As to the OP. Go for the lob and then again and then again and again until the guy learns his lesson. Once he changes go back to your normal game, but keep lobbing until then. If he's got a brain, he'll realize he can't keep crowding the net.
Well, Im not going to promote hitting rockets at the net guy but I beg to differ on someone at the net being able to handle hard shots with ease(at least at my level).
Ive come up against some older fellas that played that "hug" the net game before and even challenged me to hit it hard at them. After a few shots they backed off the net realizing they didnt want anymore strawberries on their chest.
When someone is that close to the net its almost giving the baseliner a free "swing" because you dont really have to worry about hitting enough spin for it to drop, you can just obliterate a laserbeam at the net guy and he wont be able to get out of the way.
I take weekly lessons from a pro at my tennis center who was a former tx #1 and even played a few futures tournaments, whos in his mid-late 30's and wont hug the net when hes doing double drills on my groundstrokes for the same reason I described above.
 

JRstriker12

Hall of Fame
I've never understood the reason for the rule about not hitting on the other side.
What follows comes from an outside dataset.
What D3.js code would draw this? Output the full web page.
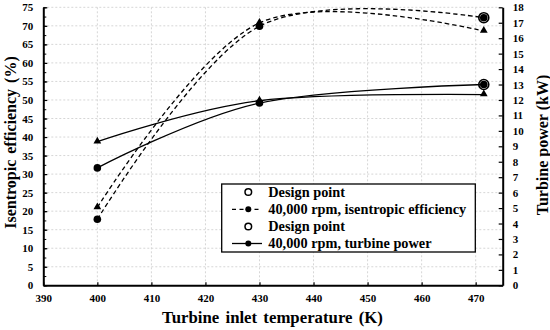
<!DOCTYPE html>
<html><head><meta charset="utf-8">
<script src="https://cdn.jsdelivr.net/npm/d3@7"></script>
<style>
body{margin:0;background:#fff}
text{font-family:"Liberation Serif","Times New Roman",serif;font-weight:bold;fill:#000}
</style>
</head><body>
<svg id="c" width="550" height="330"></svg>
<script>
// ---- data ----
const temps = [400, 430, 471.5];
const effCircle = [17.8, 69.9, 72.2];
const effTriangle = [21.0, 70.8, 68.6];
const powCircle = [7.6, 11.8, 13.0];
const powTriangle = [9.3, 11.95, 12.35];
const designTemp = [471.5];
const designEff = [72.2];
const designPow = [13.0];
const xTicks = [390, 400, 410, 420, 430, 440, 450, 460, 470];
const leftTicks = [0,5,10,15,20,25,30,35,40,45,50,55,60,65,70,75];
const rightTicks = [0,1,2,3,4,5,6,7,8,9,10,11,12,13,14,15,16,17,18];
const legendLabels = ["Design point", "40,000 rpm, isentropic efficiency", "Design point", "40,000 rpm, turbine power"];

const SERIF = '"Liberation Serif","Times New Roman",serif';
const svg = d3.select("#c");
const L = 43.3, R = 502.7, T = 7.3, B = 285.3;
const x = d3.scaleLinear().domain([390, 475]).range([L, R]);
const yL = d3.scaleLinear().domain([0, 75]).range([B, T]);
const yR = d3.scaleLinear().domain([0, 18]).range([B, T]);

// grid
const grid = svg.append("g").attr("stroke", "#d6d6d6").attr("stroke-dasharray", "2,2").attr("stroke-width", 1);
xTicks.filter(d => d > 390).forEach(d => grid.append("line").attr("x1", x(d)).attr("x2", x(d)).attr("y1", T).attr("y2", B));
leftTicks.filter(d => d > 0).forEach(d => grid.append("line").attr("x1", L).attr("x2", R).attr("y1", yL(d)).attr("y2", yL(d)));

// axes
function styleAxis(g, fontSize) {
  g.attr("font-family", SERIF).attr("font-size", fontSize).attr("font-weight", "bold");
  g.select(".domain").attr("stroke", "#000").attr("stroke-width", 2);
  g.selectAll(".tick line").attr("stroke", "#000").attr("stroke-width", 1.2);
  g.selectAll("text").attr("font-family", SERIF).attr("font-size", fontSize).attr("font-weight", "bold");
}
// minor ticks
svg.append("g").attr("transform", `translate(${L},0)`)
  .call(d3.axisLeft(yL).tickValues(d3.range(0, 75.1, 2.5)).tickSize(-3).tickFormat(""))
  .call(g => { g.select(".domain").remove(); g.selectAll("line").attr("stroke", "#000"); });

const gx = svg.append("g").attr("transform", `translate(0,${B})`)
  .call(d3.axisBottom(x).tickValues(xTicks).tickSize(-3).tickSizeOuter(0).tickPadding(9).tickFormat(d3.format("d")));
styleAxis(gx, 11);
const gl = svg.append("g").attr("transform", `translate(${L},0)`)
  .call(d3.axisLeft(yL).tickValues(leftTicks).tickSize(-4).tickSizeOuter(0).tickPadding(10));
styleAxis(gl, 11);
const gr = svg.append("g").attr("transform", `translate(${R},0)`)
  .call(d3.axisRight(yR).tickValues(rightTicks).tickSize(-4).tickSizeOuter(0).tickPadding(10));
styleAxis(gr, 11);
gx.selectAll(".tick text").attr("dy", "0.71em");

// titles
svg.append("text").attr("x", 272.5).attr("y", 323).attr("text-anchor", "middle").attr("font-size", 16.8)
  .attr("word-spacing", 2).text("Turbine inlet temperature (K)");
svg.append("text").attr("transform", "translate(16,142.5) rotate(-90)").attr("text-anchor", "middle").attr("font-size", 16)
  .attr("word-spacing", 2).text("Isentropic efficiency (%)");
svg.append("text").attr("transform", "translate(548,145) rotate(-90)").attr("text-anchor", "middle").attr("font-size", 16)
  .text("Turbine power (kW)");

// lines
const curve = d3.curveCardinal.tension(0);
const lineL = d3.line().x((d, i) => x(temps[i])).y(d => yL(d)).curve(curve);
const lineR = d3.line().x((d, i) => x(temps[i])).y(d => yR(d)).curve(curve);
const lines = svg.append("g").attr("fill", "none").attr("stroke", "#000").attr("stroke-width", 1.3);
lines.append("path").attr("d", lineL(effCircle)).attr("stroke-dasharray", "4.5,3");
lines.append("path").attr("d", lineL(effTriangle)).attr("stroke-dasharray", "4.5,3");
lines.append("path").attr("d", lineR(powCircle));
lines.append("path").attr("d", lineR(powTriangle));

// markers
const tri = d3.symbol().type(d3.symbolTriangle).size(26);
const mk = svg.append("g");
function circles(vals, ys) {
  vals.forEach((v, i) => mk.append("circle").attr("cx", x(temps[i])).attr("cy", ys(v)).attr("r", 3.8).attr("fill", "#000"));
}
function tris(vals, ys) {
  vals.forEach((v, i) => mk.append("path").attr("d", tri()).attr("transform", `translate(${x(temps[i])},${ys(v) - 0.5})`).attr("fill", "#000"));
}
tris(effTriangle, yL); tris(powTriangle, yR);
circles(effCircle, yL); circles(powCircle, yR);
designTemp.forEach((t, i) => {
  mk.append("circle").attr("cx", x(t)).attr("cy", yL(designEff[i])).attr("r", 5).attr("fill", "none").attr("stroke", "#000").attr("stroke-width", 1.6);
  mk.append("circle").attr("cx", x(t)).attr("cy", yR(designPow[i])).attr("r", 5).attr("fill", "none").attr("stroke", "#000").attr("stroke-width", 1.6);
});

// legend
const lg = svg.append("g");
lg.append("rect").attr("x", 221.7).attr("y", 184).attr("width", 253.6).attr("height", 68)
  .attr("fill", "#fff").attr("stroke", "#000").attr("stroke-width", 1.3);
const rowY = [192, 209.3, 226.5, 243.5];
legendLabels.forEach((lab, i) => {
  const cy = rowY[i];
  if (i % 2 === 0) {
    lg.append("circle").attr("cx", 248.3).attr("cy", cy).attr("r", 3.3).attr("fill", "#fff").attr("stroke", "#000").attr("stroke-width", 1.5);
  } else {
    lg.append("line").attr("x1", 232).attr("x2", 262).attr("y1", cy).attr("y2", cy).attr("stroke", "#000").attr("stroke-width", 1.3)
      .attr("stroke-dasharray", i === 1 ? "4,3.5" : null);
    lg.append("circle").attr("cx", 248.3).attr("cy", cy).attr("r", 3).attr("fill", "#000");
  }
  lg.append("text").attr("x", 268.3).attr("y", cy + 4.6).attr("font-size", 14.3).text(lab);
});
</script>
</body></html>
It seems like there's no purpose. If you can play a ball without touching the net, good on you. Why have a rule no one on the court is in a position to call with any certainty?

I've had many times when I ran up to volley and I didn't want the ball to drop below the net, and I've wondered whether I got it on my side or the other side. I have a rather bad angle for making the call, no?

I've never called it on myself, though. I can't be certain and I was definitely trying not to play the ball on the other side, so I always figured I got it at the exact wrong moment.

Only once has someone said anything. Back when we were 2.5s playing a practice match, a player accused me of crossing the net. I didn't think I had. But I also didn't know whose call it was so I just gave her the point.

I wouldn't give her that point today! :)
I could see why they created that rule - maybe to keep players from reaching over the net with thier rackets to intentionally hinder another player from hitting the ball back.

Hypothetically - Let's say that all players are at the net, you hit it back over on your opponents side close to the net and to prevent them from getting it back, you stick your racket out over the net to thier side, effectly blocking them from making a shot. Not a very fair situation.

Having said that, if the ball bounces on your side and spins back over the net, you can hit that ball by reaching over the net into your opponent's side, as long as you don't touch the net.